Hundreds of solemn people watched Friday as body after body was pulled from a capsized ferry that Tanzanian authorities said was badly overcrowded and upended in the final stretch before reaching shore. The official death toll was 127 but horrified witnesses feared that would rise as a second day of searching neared an end.
President John Magufuli urged calm in the East African country with a history of deadly maritime disasters. And a criminal investigation began.
The MV Nyerere's capacity was 101 people but the ferry had been overloaded when it capsized Thursday afternoon, the government's Chief Secretary John Kijazi told reporters. He said those responsible will face charges.
At least 40 people had been rescued, he said, but the number on Friday barely rose. Dozens of security forces and volunteers wearing gloves and face masks had resumed work at daybreak after suspending efforts overnight, hauling bodies into wooden boats.

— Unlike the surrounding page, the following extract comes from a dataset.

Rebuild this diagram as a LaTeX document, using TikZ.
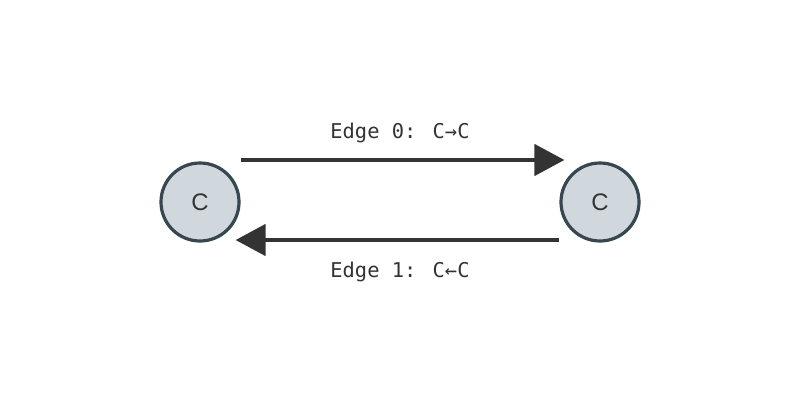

"More than 200 people are feared dead," based on accounts from fishermen and other witnesses, because passengers had been returning from a busy market day, Tanzania Red Cross spokeswoman Godfrida Jola told The Associated Press. "But no one knows" just how many people were on board.
Tanzanian ferries often carry hundreds of passengers and are overcrowded, and shifts in weight as people move to disembark can become deadly. Images from the scene showed the ferry's exposed underside not far from shore.
Bodies were lined up on plastic sheeting as hundreds of people pressed near the water's edge, watching the search efforts.
Pope Francis and a number of African leaders expressed shock and sorrow.
"His Holiness Pope Francis expresses his heartfelt solidarity with those who mourn the loss of their loved ones and who fear for the lives of those still missing," the condolence telegram said, according to the Vatican.
The MV Nyerere, named for the former president who led the East African nation to independence, was traveling between the islands of Ukara and Ukerewe when it sank, according to the government agency in charge of servicing the vessels.
Worried residents on Friday waited for any word of survivors.
"We try to make calls to friends, relatives," a local guide, Paschal Phares, told the AP. He recalled how crowded his trip on the aging ferry had been last month: "Most of us were standing up. It was full."
Accidents are often reported on the large freshwater lake surrounded by Tanzania, Kenya and Uganda. Some of the deadliest have occurred in Tanzania, where passenger boats are often said to be old and in poor condition.
In 1996, more than 800 people died when passenger and cargo ferry MV Bukoba sank on Lake Victoria.
Nearly 200 people died in 2011 when the MV Spice Islander I sank off Tanzania's Indian Ocean coast near Zanzibar.